Die Auswirkungen des russischen Einflusses
Lettland reagiert auf die Bedrohung durch Russland nicht nur mit Bildung, sondern auch durch militärische Aufrüstung. Das Land produziert den Transportpanzer Patria 6×6, auch bekannt als „Kampftaxi“, zur Stärkung seiner militärischen Fähigkeiten. Diese Produktion erfolgt in einem Werk im nördlichen Lettland, das seit dem letzten Jahr in Betrieb ist. Ziel ist es, militärische Aufgaben eigenständig zu erfüllen, ohne auf Unterstützung anderer Länder angewiesen zu sein.
Das Spannungsfeld zwischen Lettland und Russland ist historisch gewachsen.
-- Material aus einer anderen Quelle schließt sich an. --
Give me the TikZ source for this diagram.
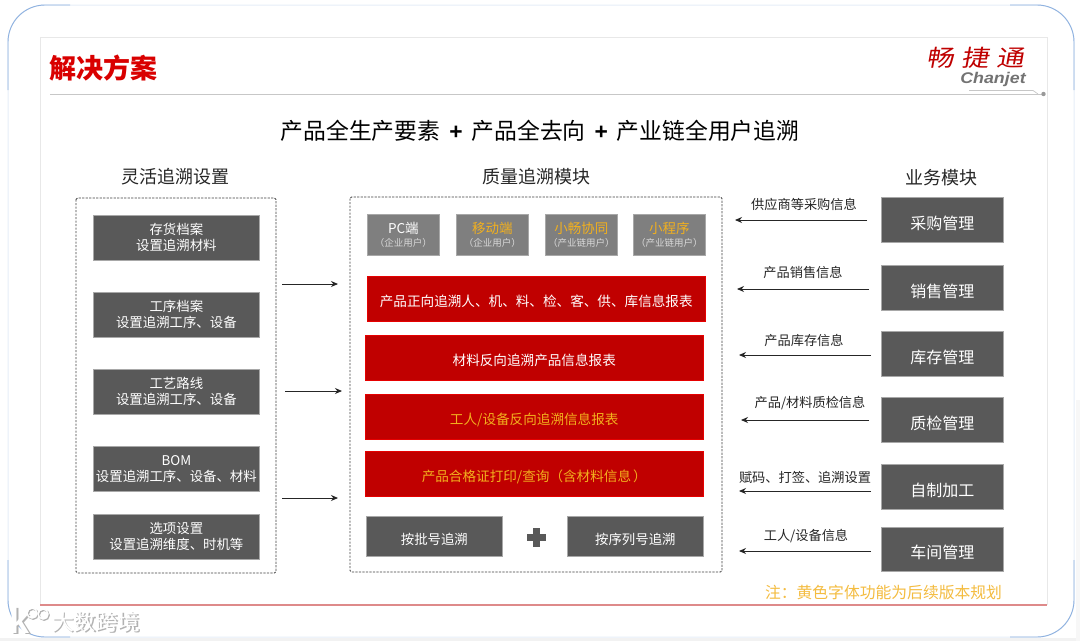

Russland spielt seit der Unabhängigkeit der baltischen Staaten in den 1990er Jahren eine zentrale Rolle in ihrer außenpolitischen Ausrichtung. Trotz des Beitritts zu NATO und EU im Jahr 2004 bleibt das Verhältnis angespannt. Vor allem die Ukrainekrise 2014 verstärkte die Ängste der lettischen und anderen baltischen Staaten vor russischer Aggression, was auch die militärische Zusammenarbeit innerhalb der NATO vorantreibt, um die Sicherheit zu erhöhen.
Interne Spannungen und Integration
Ein weiteres Problem ist die Integration der russischsprachigen Minderheit in Lettland, die gesellschaftliche Spannungen mit sich bringt. Wie die Bundeszentrale für politische Bildung aufzeigt, befürworten 66 Prozent der Russischsprachigen in Lettland Russlands Vorgehen in der Ukraine, während dies nur 20 Prozent der Letten unterstützen. Diese Meinungsunterschiede und das Gefühl der Ungleichheit tragen zu einem dominierenden „Diskurs der Gefahr“ in Lettland und den angrenzenden Staaten bei.
Die lettische Regierung hat Russisch als Unterrichtssprache aus den Schulen verbannt und verlangt von russischen Staatsbürgern Sprachtests. Wer diese nicht besteht, muss Lettland verlassen. Dies hat zu zusätzlichen Spannungen geführt, insbesondere in Städten wie Daugavpils, wo überwiegend Russisch gesprochen wird. Initiativen wie die von Natalja Palchevska, die das russischsprachige Medium „Tschajka“ gegründet hat, versuchen, eine neutrale Informationsquelle zu bieten und russischer Propaganda entgegenzuwirken.
Angesichts dieser Entwicklungen müssen Lettland und die anderen baltischen Staaten sowohl ihre militärischen Kapazitäten als auch ihre gesellschaftlichen Strukturen weiter stärken. Die NATO bleibt dabei ein wesentlicher Partner, insbesondere vor dem Hintergrund der neuen sicherheitspolitischen Herausforderungen. Laut CRP Infotec wird eine stärkere europäische Sicherheits- und Verteidigungsidentität angestrebt, um die Abhängigkeit von außereuropäischen Mächten zu verringern und die Sicherheit der Union zu garantieren.